■ TASK PROMPT ■
Leave out every picture. Copy exactly the lines from the one holding "Emit a component" through the one holding "Chart.register(...registerables);".

-- Start DATA --

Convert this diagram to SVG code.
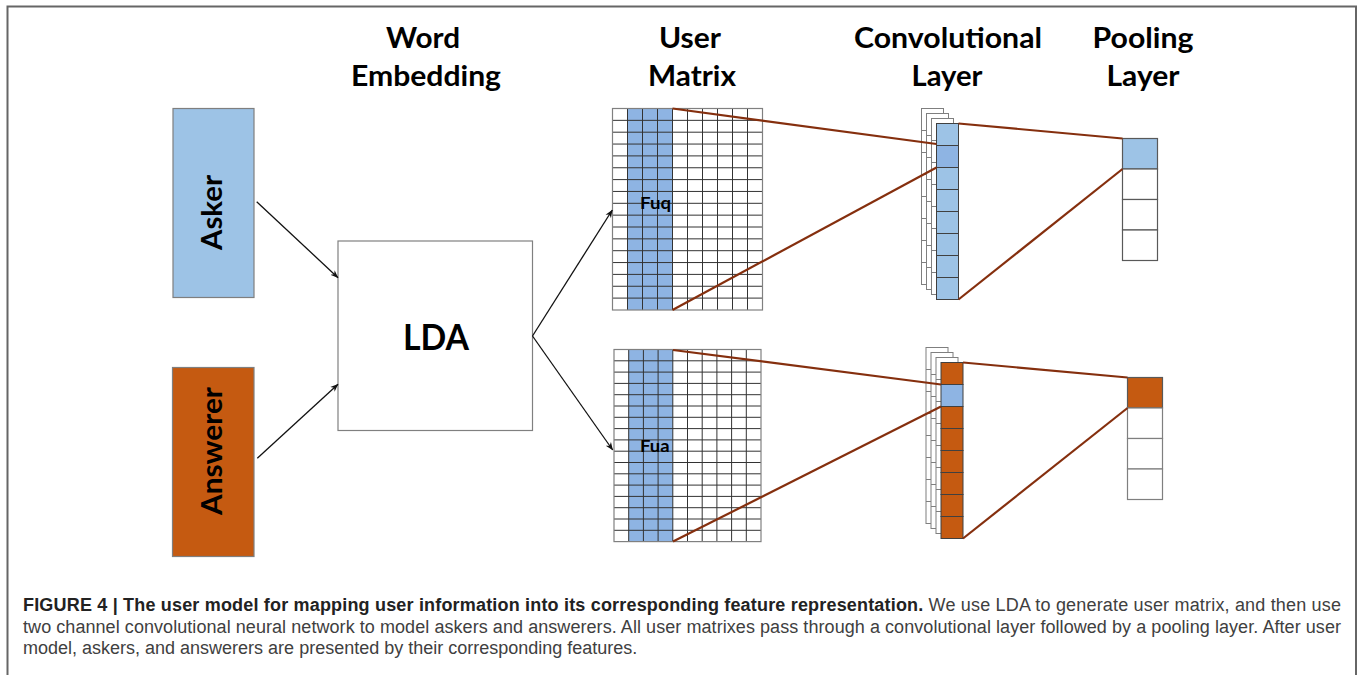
<svg xmlns="http://www.w3.org/2000/svg" width="1358" height="675" viewBox="0 0 1358 675">
<style>
.t{font-family:Lato,"Open Sans","DejaVu Sans",sans-serif;font-weight:bold;fill:#000}
.title{font-size:29px}
.grid{fill:none;stroke:#333;stroke-width:1}
.outer{fill:none;stroke:#808080;stroke-width:1.2}
.cell{stroke:#404040;stroke-width:1}
.blue{fill:#9dc3e6}
.dblue{fill:#8eb4e3}
.orange{fill:#c55a11}
.red{stroke:#852f0e;stroke-width:2.2;fill:none}
.blk{stroke:#111;stroke-width:1.3;fill:none;marker-end:url(#arr)}
.cap{font-family:"Liberation Sans",Arial,sans-serif;font-size:18px}
</style>
<defs>
<marker id="arr" viewBox="0 0 10 10" refX="9.5" refY="5" markerWidth="8" markerHeight="8" markerUnits="userSpaceOnUse" orient="auto">
<path d="M0,1 L10,5 L0,9 L3,5 z" fill="#111"/>
</marker>
<g id="back">
<rect x="0" y="0" width="22" height="176" fill="#fff" stroke="#7f7f7f" stroke-width="1"/>
<path d="M0,22h22M0,44h22M0,66h22M0,88h22M0,110h22M0,132h22M0,154h22" stroke="#7f7f7f" stroke-width="1" fill="none"/>
</g>
</defs>
<rect width="1358" height="675" fill="#fff"/>
<path d="M7.5,675V6.5H1356V675" fill="none" stroke="#666" stroke-width="2"/>

<g id="titles">
<text class="t title" x="423" y="48" text-anchor="middle" textLength="74" lengthAdjust="spacingAndGlyphs">Word</text>
<text class="t title" x="426" y="86" text-anchor="middle" textLength="150" lengthAdjust="spacingAndGlyphs">Embedding</text>
<text class="t title" x="690" y="48" text-anchor="middle" textLength="62" lengthAdjust="spacingAndGlyphs">User</text>
<text class="t title" x="692" y="86" text-anchor="middle" textLength="88" lengthAdjust="spacingAndGlyphs">Matrix</text>
<text class="t title" x="948" y="48" text-anchor="middle" textLength="188" lengthAdjust="spacingAndGlyphs">Convolutional</text>
<text class="t title" x="947" y="86" text-anchor="middle" textLength="71" lengthAdjust="spacingAndGlyphs">Layer</text>
<text class="t title" x="1143" y="48" text-anchor="middle" textLength="101" lengthAdjust="spacingAndGlyphs">Pooling</text>
<text class="t title" x="1143" y="86" text-anchor="middle" textLength="73" lengthAdjust="spacingAndGlyphs">Layer</text>
</g>

<g id="asker">
<rect x="173" y="108.5" width="81" height="189" class="blue" stroke="#7f7f7f" stroke-width="1.2"/>
<text class="t" font-size="29" transform="translate(221.5,212.5) rotate(-90)" text-anchor="middle" textLength="75" lengthAdjust="spacingAndGlyphs">Asker</text>
</g>

<g id="answerer">
<rect x="172.5" y="367.5" width="81.5" height="189" class="orange" stroke="#7f7f7f" stroke-width="1.2"/>
<text class="t" font-size="29" transform="translate(221.5,451) rotate(-90)" text-anchor="middle" textLength="128" lengthAdjust="spacingAndGlyphs">Answerer</text>
</g>

<g id="lda">
<rect x="338" y="241" width="194.5" height="189.5" fill="#fff" stroke="#808080" stroke-width="1.2"/>
<text class="t" font-size="37" x="436" y="350" text-anchor="middle" textLength="66" lengthAdjust="spacingAndGlyphs">LDA</text>
</g>

<g id="matrix-top">
<rect x="612.5" y="108.5" width="150" height="201.5" fill="#fff"/>
<rect x="627.5" y="108.5" width="45" height="201.5" class="dblue"/>
<path class="grid" d="M627.5,108.5V310M642.5,108.5V310M657.5,108.5V310M672.5,108.5V310M687.5,108.5V310M702.5,108.5V310M717.5,108.5V310M732.5,108.5V310M747.5,108.5V310
M612.5,120.35H762.5M612.5,132.2H762.5M612.5,144.05H762.5M612.5,155.9H762.5M612.5,167.75H762.5M612.5,179.6H762.5M612.5,191.45H762.5M612.5,203.3H762.5M612.5,215.15H762.5M612.5,227H762.5M612.5,238.85H762.5M612.5,250.7H762.5M612.5,262.55H762.5M612.5,274.4H762.5M612.5,286.25H762.5M612.5,298.1H762.5"/>
<rect x="612.5" y="108.5" width="150" height="201.5" class="outer"/>
<text class="t" font-size="17" x="640" y="208.5" textLength="31" lengthAdjust="spacingAndGlyphs">Fuq</text>
</g>

<g id="matrix-bottom">
<rect x="614" y="349.5" width="147" height="192.1" fill="#fff"/>
<rect x="628.7" y="349.5" width="44.1" height="192.1" class="dblue"/>
<path class="grid" d="M628.7,349.5V541.6M643.4,349.5V541.6M658.1,349.5V541.6M672.8,349.5V541.6M687.5,349.5V541.6M702.2,349.5V541.6M716.9,349.5V541.6M731.6,349.5V541.6M746.3,349.5V541.6
M614,360.8H761M614,372.1H761M614,383.4H761M614,394.7H761M614,406H761M614,417.3H761M614,428.6H761M614,439.9H761M614,451.2H761M614,462.5H761M614,473.8H761M614,485.1H761M614,496.4H761M614,507.7H761M614,519H761M614,530.3H761"/>
<rect x="614" y="349.5" width="147" height="192.1" class="outer"/>
<text class="t" font-size="17" x="640" y="452" textLength="29.5" lengthAdjust="spacingAndGlyphs">Fua</text>
</g>

<g id="conv-top">
<use href="#back" x="921.5" y="108.5"/>
<use href="#back" x="926.5" y="113.5"/>
<use href="#back" x="931.5" y="118.5"/>
<rect class="cell blue" x="936.5" y="123.5" width="22" height="22"/>
<rect class="cell dblue" x="936.5" y="145.5" width="22" height="22"/>
<rect class="cell blue" x="936.5" y="167.5" width="22" height="22"/>
<rect class="cell blue" x="936.5" y="189.5" width="22" height="22"/>
<rect class="cell blue" x="936.5" y="211.5" width="22" height="22"/>
<rect class="cell blue" x="936.5" y="233.5" width="22" height="22"/>
<rect class="cell blue" x="936.5" y="255.5" width="22" height="22"/>
<rect class="cell blue" x="936.5" y="277.5" width="22" height="22"/>
</g>

<g id="conv-bottom">
<use href="#back" x="926" y="347.5"/>
<use href="#back" x="931" y="352.5"/>
<use href="#back" x="936" y="357.5"/>
<rect class="cell orange" x="941" y="362.5" width="22" height="22"/>
<rect class="cell dblue" x="941" y="384.5" width="22" height="22"/>
<rect class="cell orange" x="941" y="406.5" width="22" height="22"/>
<rect class="cell orange" x="941" y="428.5" width="22" height="22"/>
<rect class="cell orange" x="941" y="450.5" width="22" height="22"/>
<rect class="cell orange" x="941" y="472.5" width="22" height="22"/>
<rect class="cell orange" x="941" y="494.5" width="22" height="22"/>
<rect class="cell orange" x="941" y="516.5" width="22" height="22"/>
</g>

<g id="pool-top">
<rect x="1122.5" y="138.5" width="35" height="30.5" class="blue" stroke="#595959" stroke-width="1.2"/>
<rect x="1122.5" y="169" width="35" height="30.5" fill="#fff" stroke="#595959" stroke-width="1.2"/>
<rect x="1122.5" y="199.5" width="35" height="30.5" fill="#fff" stroke="#595959" stroke-width="1.2"/>
<rect x="1122.5" y="230" width="35" height="30.5" fill="#fff" stroke="#595959" stroke-width="1.2"/>
</g>

<g id="pool-bottom">
<rect x="1127.5" y="377.5" width="35" height="30.5" class="orange" stroke="#595959" stroke-width="1.2"/>
<rect x="1127.5" y="408" width="35" height="30.5" fill="#fff" stroke="#7f7f7f" stroke-width="1.2"/>
<rect x="1127.5" y="438.5" width="35" height="30.5" fill="#fff" stroke="#7f7f7f" stroke-width="1.2"/>
<rect x="1127.5" y="469" width="35" height="30.5" fill="#fff" stroke="#7f7f7f" stroke-width="1.2"/>
</g>

<g id="connectors">
<line class="blk" x1="256.7" y1="201.7" x2="338" y2="277.7"/>
<line class="blk" x1="257.3" y1="458.3" x2="338" y2="384.3"/>
<line class="blk" x1="532.5" y1="336" x2="612.3" y2="210"/>
<line class="blk" x1="532.5" y1="336" x2="612.7" y2="450"/>
<line class="red" x1="672.5" y1="108.5" x2="936.5" y2="144"/>
<line class="red" x1="672.5" y1="310" x2="936.5" y2="167.5"/>
<line class="red" x1="958.5" y1="123.5" x2="1122.5" y2="138.5"/>
<line class="red" x1="958.5" y1="299.5" x2="1122.5" y2="169"/>
<line class="red" x1="673" y1="350" x2="941" y2="384.5"/>
<line class="red" x1="673" y1="541.6" x2="941" y2="406.5"/>
<line class="red" x1="963" y1="362.5" x2="1127.5" y2="377.5"/>
<line class="red" x1="963" y1="538.5" x2="1127.5" y2="408"/>
</g>

<g id="caption">
<text class="cap" x="23" y="611" textLength="1318" lengthAdjust="spacing"><tspan font-weight="bold" fill="#222">FIGURE 4 | The user model for mapping user information into its corresponding feature representation.</tspan><tspan fill="#404040"> We use LDA to generate user matrix, and then use</tspan></text>
<text class="cap" x="23" y="632.5" fill="#404040" textLength="1318" lengthAdjust="spacing">two channel convolutional neural network to model askers and answerers. All user matrixes pass through a convolutional layer followed by a pooling layer. After user</text>
<text class="cap" x="23" y="654" fill="#404040">model, askers, and answerers are presented by their corresponding features.</text>
</g>
</svg>
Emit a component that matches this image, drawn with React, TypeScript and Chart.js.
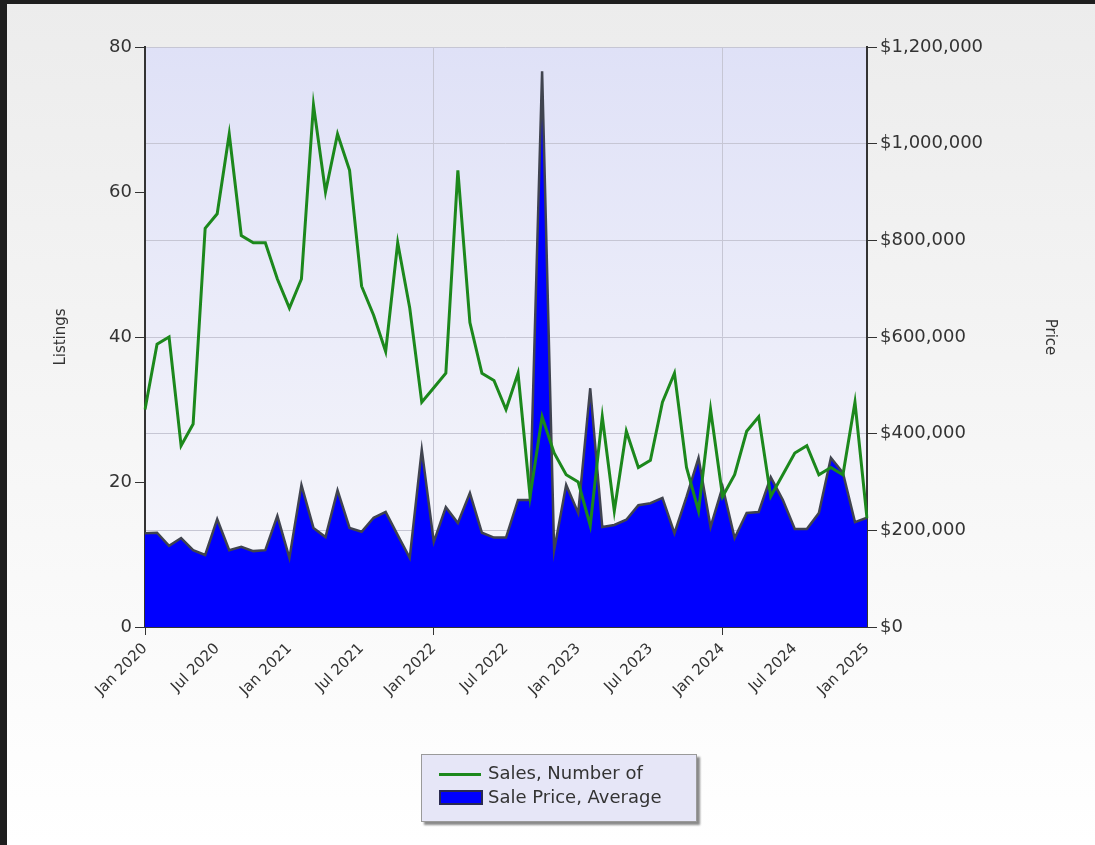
import React, { useEffect, useRef } from "react";
import { Chart, registerables } from "chart.js";

Chart.register(...registerables);

const monthNames = ["Jan", "Feb", "Mar", "Apr", "May", "Jun", "Jul", "Aug", "Sep", "Oct", "Nov", "Dec"];
const years = [2020, 2021, 2022, 2023, 2024, 2025];
const categories: string[] = [];
years.forEach((y) => monthNames.forEach((m) => { if (y < 2025 || m === "Jan") categories.push(m + " " + y); }));

const tickLabels = ["Jan 2020", "Jul 2020", "Jan 2021", "Jul 2021", "Jan 2022", "Jul 2022", "Jan 2023", "Jul 2023", "Jan 2024", "Jul 2024", "Jan 2025"];

// Sales, Number of (left axis, listings)
const sales = [
  30, 39, 40, 25, 28, 55, 57, 68, 54, 53, 53, 48,
  44, 48, 72, 60, 68, 63, 47, 43, 38, 53, 44, 31,
  33, 35, 63, 42, 35, 34, 30, 35, 18, 29, 24, 21,
  20, 14, 29, 16, 27, 22, 23, 31, 35, 22, 16, 30,
  18, 21, 27, 29, 18, 21, 24, 25, 21, 22, 21, 31,
  15,
];

// Sale Price, Average (right axis, dollars)
const prices = [
  194000, 195000, 168000, 184000, 159000, 149000, 223000, 159000, 166000, 157000, 159000, 230000,
  143000, 294000, 205000, 186000, 283000, 205000, 197000, 226000, 238000, 190000, 143000, 367000,
  176000, 248000, 215000, 277000, 195000, 185000, 185000, 263000, 263000, 1150000, 159000, 294000,
  236000, 494000, 207000, 211000, 222000, 252000, 256000, 267000, 194000, 269000, 350000, 207000,
  290000, 184000, 236000, 238000, 310000, 263000, 203000, 203000, 236000, 350000, 319000, 217000,
  226000,
];

const listingTicks = [0, 20, 40, 60, 80];
const priceTicks = [0, 200000, 400000, 600000, 800000, 1000000, 1200000];

const W = 1095;
const H = 845;
const FONT = "'DejaVu Sans', 'Liberation Sans', Arial, sans-serif";

const bgPlugin = {
  id: "bgPlugin",
  beforeDraw(chart: any) {
    const { ctx, width, height, chartArea: ca } = chart;
    ctx.save();
    let g = ctx.createLinearGradient(0, 0, 0, height);
    g.addColorStop(0, "#ececec");
    g.addColorStop(1, "#ffffff");
    ctx.fillStyle = g;
    ctx.fillRect(0, 0, width, height);
    ctx.fillStyle = "#1e1e1e";
    ctx.fillRect(0, 0, width, 4);
    ctx.fillRect(0, 0, 7, height);
    g = ctx.createLinearGradient(0, ca.top, 0, ca.bottom);
    g.addColorStop(0, "#dfe1f7");
    g.addColorStop(1, "#f8f8fb");
    ctx.fillStyle = g;
    ctx.fillRect(ca.left, ca.top, ca.right - ca.left, ca.bottom - ca.top);
    ctx.fillStyle = "#333";
    ctx.font = "15px " + FONT;
    ctx.textAlign = "center";
    ctx.textBaseline = "middle";
    ctx.save();
    ctx.translate(61, 337);
    ctx.rotate(-Math.PI / 2);
    ctx.fillText("Listings", 0, 0);
    ctx.restore();
    ctx.save();
    ctx.translate(1050, 337);
    ctx.rotate(Math.PI / 2);
    ctx.fillText("Price", 0, 0);
    ctx.restore();
    ctx.restore();
  },
};

export default function App() {
  const ref = useRef<HTMLCanvasElement | null>(null);

  useEffect(() => {
    const canvas = ref.current!;
    const chart = new Chart(canvas, {
      type: "line",
      data: {
        labels: categories,
        datasets: [
          {
            label: "Sales, Number of",
            data: sales,
            yAxisID: "y",
            borderColor: "#1c881c",
            borderWidth: 3,
            pointRadius: 0,
            fill: false,
            tension: 0,
          },
          {
            label: "Sale Price, Average",
            data: prices,
            yAxisID: "y1",
            borderColor: "#40444f",
            backgroundColor: "#0000ff",
            borderWidth: 2.5,
            pointRadius: 0,
            fill: "origin",
            tension: 0,
          },
        ],
      },
      options: {
        responsive: false,
        animation: false,
        devicePixelRatio: 1,
        layout: { padding: { top: 47, left: 0, right: 0, bottom: 0 } },
        plugins: { legend: { display: false }, tooltip: { enabled: false } },
        scales: {
          x: {
            type: "category",
            offset: false,
            grid: {
              color: (c: any) => (c.index % 24 === 0 ? "#c6c6d4" : "rgba(0,0,0,0)"),
              tickColor: (c: any) => (c.index % 24 === 0 ? "#333" : "rgba(0,0,0,0)"),
              tickLength: 8,
              lineWidth: 1,
            },
            border: { color: "#333", width: 2 },
            ticks: {
              autoSkip: false,
              maxRotation: 45,
              minRotation: 45,
              padding: 5,
              color: "#333",
              font: { family: FONT, size: 15 },
              callback: (v: any, i: number) => (i % 6 === 0 ? tickLabels[i / 6] : ""),
            },
            afterFit: (s: any) => { s.height = H - 627; },
          },
          y: {
            position: "left",
            min: 0,
            max: 80,
            afterBuildTicks: (s: any) => { s.ticks = listingTicks.map((v) => ({ value: v })); },
            grid: { drawOnChartArea: false, tickColor: "#333", tickLength: 10 },
            border: { color: "#333", width: 2 },
            ticks: { color: "#333", padding: 3, font: { family: FONT, size: 18 } },
            afterFit: (s: any) => { s.width = 145; },
          },
          y1: {
            position: "right",
            min: 0,
            max: 1200000,
            afterBuildTicks: (s: any) => { s.ticks = priceTicks.map((v) => ({ value: v })); },
            grid: { drawOnChartArea: true, color: "#c6c6d4", tickColor: "#333", tickLength: 10 },
            border: { color: "#333", width: 2 },
            ticks: {
              color: "#333",
              padding: 3,
              font: { family: FONT, size: 18 },
              callback: (v: any) => "$" + Number(v).toLocaleString("en-US"),
            },
            afterFit: (s: any) => { s.width = W - 867; },
          },
        },
      },
      plugins: [bgPlugin],
    } as any);
    return () => chart.destroy();
  }, []);

  return (
    <div style={{ position: "absolute", left: 0, top: 0, width: W, height: H, overflow: "hidden" }}>
      <canvas ref={ref} width={W} height={H} style={{ width: W, height: H, display: "block" }} />
      <div
        style={{
          position: "absolute",
          left: 421,
          top: 754,
          width: 276,
          height: 68,
          boxSizing: "border-box",
          background: "#e6e6f7",
          border: "1px solid #9a9a9a",
          boxShadow: "3px 3px 2px #8a8a8a",
          fontFamily: FONT,
          fontSize: 18,
          color: "#333",
        }}
      >
        <div style={{ position: "absolute", left: 17, top: 18, width: 42, height: 3, background: "#1c881c" }} />
        <div style={{ position: "absolute", left: 66, top: 8, whiteSpace: "nowrap", lineHeight: "20px" }}>Sales, Number of</div>
        <div
          style={{
            position: "absolute",
            left: 17,
            top: 35,
            width: 44,
            height: 15,
            boxSizing: "border-box",
            background: "#0000ff",
            border: "2px solid #2a2a50",
          }}
        />
        <div style={{ position: "absolute", left: 66, top: 32, whiteSpace: "nowrap", lineHeight: "20px" }}>Sale Price, Average</div>
      </div>
    </div>
  );
}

-- End DATA --

■ RESPONSE ■
Emit a component that matches this image, drawn with React, TypeScript and Chart.js.
import React, { useEffect, useRef } from "react";
import { Chart, registerables } from "chart.js";

Chart.register(...registerables);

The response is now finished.